I owe it to the House to explain to them what has led me to ask for their exceptional support at this time. It has been suggested that we should have a three days' Debate of this kind in which the Government would no doubt be lustily belaboured by some of those who have lighter burdens to carry, and that at the end we should separate without a Division. In this case sections of the Press which are hostile-and there are some whose hostility is pronounced-could declare that the Government's credit was broken, and, it might even be hinted, after all that has passed and all the discussion there has been, that it had been privately intimated to me that I should be very reckless if I asked for a Vote of Confidence from Parliament.
And the matter does not stop there.

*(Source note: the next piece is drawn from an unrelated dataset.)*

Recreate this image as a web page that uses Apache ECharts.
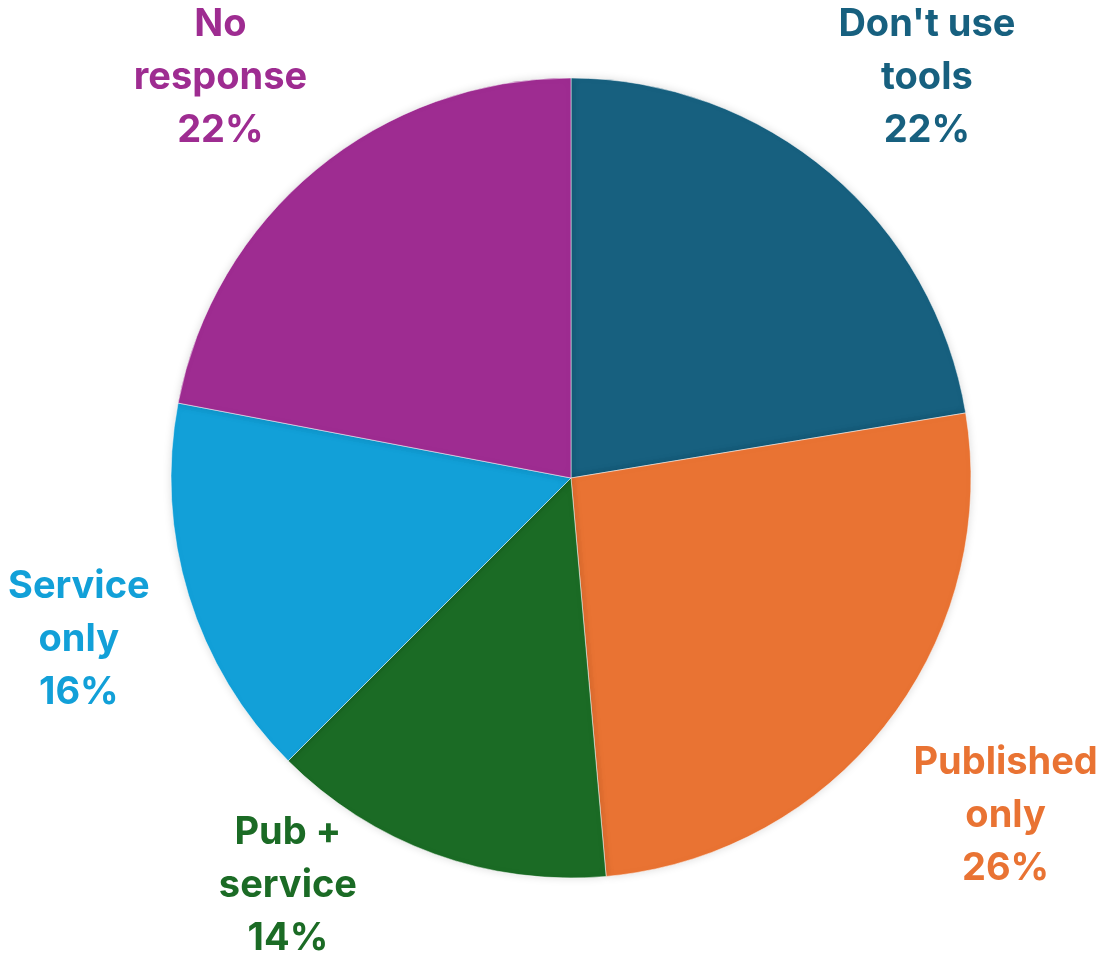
<!DOCTYPE html>
<html>
<head>
<meta charset="utf-8">
<script src="https://cdn.jsdelivr.net/npm/echarts@6/dist/echarts.min.js"></script>
<style>
  html, body { margin: 0; padding: 0; background: #fff; }
  #chart { width: 1109px; height: 955px; }
</style>
</head>
<body>
<div id="chart"></div>
<script>
const categories = ["Don't use\ntools", 'Published\nonly', 'Pub +\nservice', 'Service\nonly', 'No\nresponse'];
const shares = [22.4, 26.2, 13.9, 15.5, 22.0];
const colors = ['#17607f', '#e97333', '#1b6b25', '#12a0d8', '#9e2c91'];

const W = 1109, H = 955;
const cx = 571, cy = 478, R = 400;
const labelDist = 550;
// Excel nudged the small bottom label sideways to keep it on the page
const angleNudge = { 2: 11 };

const total = shares.reduce((a, b) => a + b, 0);
const midAngles = [];
let acc = 0;
shares.forEach((v) => {
  midAngles.push(((acc + v / 2) / total) * 360);
  acc += v;
});

const chart = echarts.init(document.getElementById('chart'));

chart.setOption({
  animation: false,
  series: [{
    type: 'pie',
    center: [cx, cy],
    radius: [0, R],
    startAngle: 90,
    clockwise: true,
    label: {
      show: true,
      position: 'outside',
      overflow: 'none',
      fontFamily: 'Inter',
      fontWeight: 'bold',
      fontSize: 38,
      lineHeight: 53,
      align: 'center',
      formatter: (p) => `${p.name}\n${Math.round(p.percent)}%`,
    },
    labelLine: { show: false },
    labelLayout: (params) => {
      const i = params.dataIndex;
      const a = (midAngles[i] + (angleNudge[i] || 0)) * Math.PI / 180;
      let x = cx + labelDist * Math.sin(a);
      let y = cy - labelDist * Math.cos(a);
      const hw = params.labelRect.width / 2;
      const hh = params.labelRect.height / 2;
      x = Math.min(Math.max(x, hw + 8), W - hw - 2);
      y = Math.min(Math.max(y, hh - 2), H + 10 - hh);
      return { x, y, align: 'center', verticalAlign: 'middle' };
    },
    itemStyle: {
      borderColor: 'rgba(255,255,255,0.5)',
      borderWidth: 1,
      shadowBlur: 8,
      shadowColor: 'rgba(0,0,0,0.15)',
    },
    data: shares.map((v, i) => ({
      value: v,
      name: categories[i],
      itemStyle: { color: colors[i] },
      label: { color: colors[i] },
    })),
  }],
});
</script>
</body>
</html>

It must be remembered that these reports can then be flashed all over the world, and that they are repeated in enemy broadcasts night after night in order to show that the Prime Minister has no right to speak for the nation and that the Government in Britain is about to collapse. Anyone who listens to the fulminations which come from across the water know that that is no exaggeration. Of course, these statements from foreign sources would not be true, but neither would it be helpful to anyone that there should be any doubt about our position.
There is another aspect. We in this Island for a long time were alone, holding aloft the torch. We are no longer alone now. We are now at the centre and among those at the summit of 26 United Nations, comprising more than three-quarters of the population of the globe. Whoever speaks for Britain at this moment must be known to speak, not only in the name of the people-and of that I feel pretty sure I may-but in the name of Parliament and, above all, of the House of Commons. It is genuine public interest that requires that these facts should be made manifest afresh in a formal way.

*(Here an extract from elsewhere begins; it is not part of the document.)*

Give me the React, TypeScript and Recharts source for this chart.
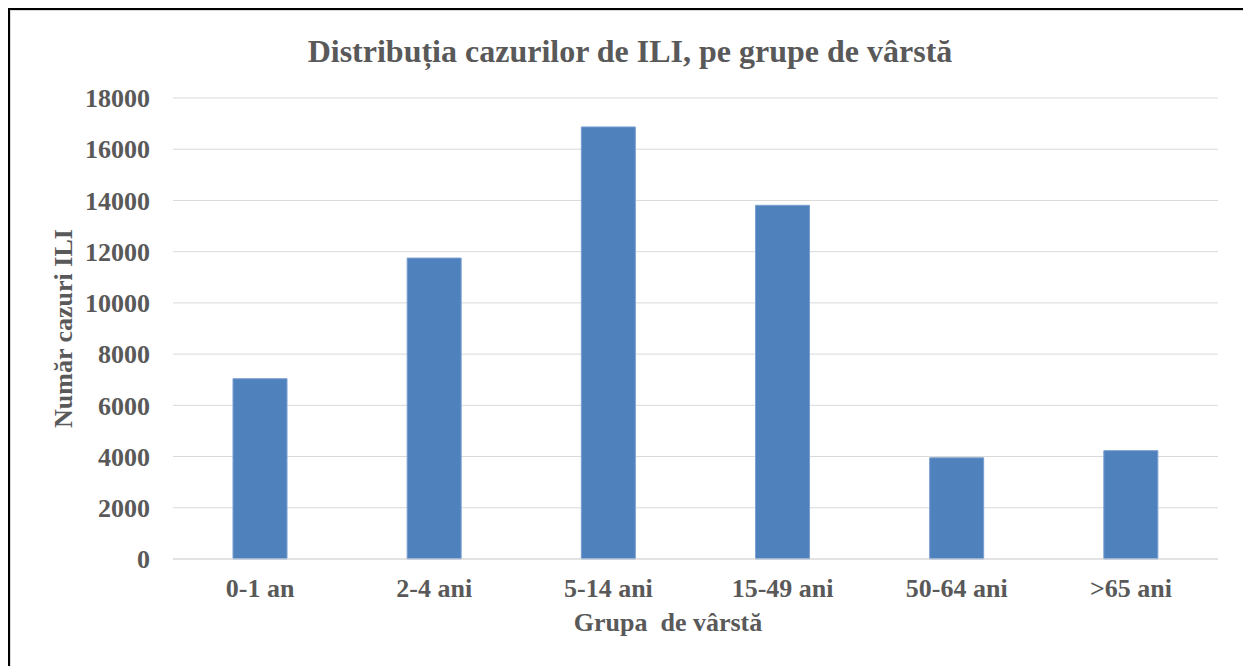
import React from "react";
import { BarChart, Bar, XAxis, YAxis, CartesianGrid, Label } from "recharts";

const categories = ["0-1 an", "2-4 ani", "5-14 ani", "15-49 ani", "50-64 ani", ">65 ani"];
const cases = [7040, 11750, 16870, 13810, 3950, 4230];
const yTicks = [0, 2000, 4000, 6000, 8000, 10000, 12000, 14000, 16000, 18000];

const title = "Distribuția cazurilor de ILI, pe grupe de vârstă";
const yTitle = "Număr cazuri ILI";
const xTitle = "Grupa  de vârstă";

const data = categories.map((c, i) => ({ name: c, value: cases[i] }));

const FONT = "'Liberation Serif', 'Times New Roman', serif";
const GRAY = "#595959";

export default function App() {
  return (
    <div style={{ width: 1227, height: 650 }}>
      <div style={{ position: "fixed", left: 8, top: 8, width: 1235, height: 658, overflow: "hidden" }}>
        <div style={{ width: 1240, height: 670, border: "2px solid #000", background: "#fff" }}>
          <div style={{ position: "relative", width: 1238, height: 668, borderLeft: "1px solid #d9d9d9", borderTop: "1px solid #d9d9d9" }}>
            <div
              style={{
                position: "absolute",
                left: 0,
                top: 22,
                width: 1238,
                textAlign: "center",
                fontFamily: FONT,
                fontWeight: "bold",
                fontSize: 32,
                color: GRAY,
                lineHeight: "36px",
              }}
            >
              {title}
            </div>
            <BarChart
              width={1226}
              height={650}
              data={data}
              margin={{ top: 87, right: 19, bottom: 20, left: 0 }}
              barSize={54}
            >
              <CartesianGrid vertical={false} stroke="#d9d9d9" strokeWidth={1} />
              <XAxis
                dataKey="name"
                height={82}
                tickLine={false}
                tickSize={0}
                tickMargin={20}
                axisLine={{ stroke: "#d9d9d9" }}
                tick={{ fontFamily: FONT, fontWeight: "bold", fontSize: 26, fill: GRAY }}
                interval={0}
              >
                <Label
                  content={(props: any) => {
                    const vb = props.viewBox;
                    return (
                      <text
                        x={657}
                        y={vb.y + 72}
                        textAnchor="middle"
                        fontFamily={FONT}
                        fontWeight="bold"
                        fontSize={26}
                        fill={GRAY}
                        style={{ whiteSpace: "pre" }}
                      >
                        {xTitle}
                      </text>
                    );
                  }}
                />
              </XAxis>
              <YAxis
                width={162}
                domain={[0, 18000]}
                ticks={yTicks}
                interval={0}
                tickLine={false}
                tickSize={0}
                tickMargin={23}
                axisLine={false}
                tick={{ fontFamily: FONT, fontWeight: "bold", fontSize: 26, fill: GRAY }}
              >
                <Label
                  content={(props: any) => {
                    const vb = props.viewBox;
                    const cy = vb.y + vb.height / 2;
                    return (
                      <text
                        x={61}
                        y={cy}
                        transform={`rotate(-90, 61, ${cy})`}
                        textAnchor="middle"
                        fontFamily={FONT}
                        fontWeight="bold"
                        fontSize={26}
                        fill={GRAY}
                      >
                        {yTitle}
                      </text>
                    );
                  }}
                />
              </YAxis>
              <Bar dataKey="value" fill="#4f81bd" stroke="#7a9fd0" strokeWidth={1} isAnimationActive={false} />
            </BarChart>
          </div>
        </div>
      </div>
    </div>
  );
}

PRIME MINISTER WINSTON CHURCHILL ADDRESSED THE HOUSE OF COMMONS IN A REVIEW OF THE WAR
September 8, 1942
Parliamentary Debates, House of Commons Official Report.
THE PRIME MINISTER (MR. CHURCHILL): Nine weeks have passed since I spoke here on the Vote of Censure. I am most grateful to the House for the substantial majority which they then gave to me and to the Government. Every proof that is given to the world of the inflexible steadfastness of Parliament and of its sense of proportion strengthens the British war effort in a definite and recognisable manner. Most particularly are such manifestations of our national will-power a help to the head of the British Government in time of war. The Prime Minister of the day, as head of the Executive, has to be from time to time in contact and correspondence with the Heads of the Executives of the great Allied States. President Roosevelt and Premier Stalin are not only Heads of the Executive but are Commanders-in-Chief of the Armed Forces. We work our affairs in a different way. The Prime Minister is the servant of the House and is liable to dismissal at a moment's notice by a simple vote. It is only possible for him to do what is necessary, and what has got to be done on occasion by somebody or other, if he enjoys, as I do, the support of an absolutely loyal and united Cabinet, and if he is refreshed and fortified from time to time, and especially in bad times, as I have been, by massive and overwhelming Parliamentary majorities. Then your servant is able to transact the important business which has to be done with confidence and freedom, and is able to meet people at the heads of the Allied countries on more or less equal terms and on occasion to say, "Yes" and "No," without delay upon some difficult questions. Thus we arrive, by our ancient constitutional methods, at practical working arrangements which show that Parliamentary democracy can adapt itself to all situations and can go out in all weathers. That is why I am especially grateful to the House for their unswerving support and for the large majority with which they rejected a hostile vote on the last occasion we were together.